AVC: As if that alone is the story of Steph Curry—or any person who achieves a measure of greatness.
RC: It was really provocative to think about someone who is undoubtedly as good as Steph being underrated nearly his whole young life until he proved them wrong. And we had elements from when he was a child through his time at Davidson [College], where he began to emerge as the Steph Curry we all know.
AVC: How has the reception to Underrated been so far?
RC: I showed the movie to my mom last night. It was my first time showing it to her. And she was just overwhelmed with tears at the end. It was nice to show her something triumphant. Like fully triumphant and not a fictional story. But a story of somebody achieving something that’s unlikely, somebody coming through for people that came through for them. I’m so honored to be a part of putting this story out there. We need this kind of stuff.
AVC: Finally, given how important hip-hop is to your work and to you as a person, is there a moment when hip-hop culture seemed to be the culture of the country—when it seemed to inform everything?
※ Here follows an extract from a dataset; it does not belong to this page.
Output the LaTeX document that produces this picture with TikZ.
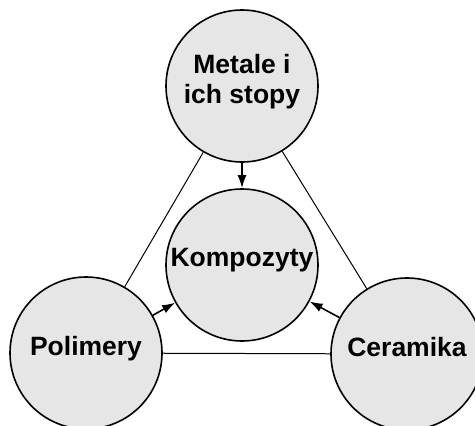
\documentclass[tikz,border=0pt]{standalone}
\usepackage{fontspec}
\setmainfont{Liberation Sans}
\usepackage{tikz}
\usetikzlibrary{arrows.meta}
\definecolor{ballfill}{HTML}{E6E6E6}

\begin{document}
\begin{tikzpicture}[x=1pt,y=1pt,yscale=-1,
    ball/.style={circle,draw=black,fill=ballfill,line width=1.6pt,minimum size=152pt,inner sep=0pt,
                 align=center,font=\fontsize{26.5}{30}\selectfont\bfseries,text depth=15pt},
    link/.style={draw=black,line width=1pt},
    feed/.style={draw=black,line width=1.6pt,-{Latex[length=13pt,width=9pt]}}]
        % Frame of the picture
        \useasboundingbox (0,0) rectangle (475,426);

        % Circles
        \node[ball] (metale) at (242,86) {Metale i\\ich stopy};
        \node[ball] (komp) at (242,265) {Kompozyty};
        \node[ball] (polimery) at (86,353) {Polimery};
        \node[ball] (ceramika) at (407,354) {Ceramika};

        % Straight Lines
        \draw[link] (metale) -- (polimery);
        \draw[link] (metale) -- (ceramika);
        \draw[link] (polimery) -- (ceramika);

        % Arrows
        \draw[feed] (metale) -- (komp);
        \draw[feed] (polimery) -- (komp);
        \draw[feed] (ceramika) -- (komp);
    \end{tikzpicture}
\end{document}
RC: I mean, hip-hop was life, man. It was everywhere. Athletes wanted to be known for rapping. There wasn’t a form of entertainment that it didn’t touch. So if a movie didn’t have a hip-hop element, we questioned it. You had your summer blockbusters, back in the day—Jurassic Park, Terminator 2, The Fugitive—we were feeling those movies where I’m from. They were entertaining, but they didn’t have anything to do with the world or the culture that I was from. Theirs was grunge, with the flannel shirts and Nirvana, and that was their culture. But hip-hop and that culture were ours.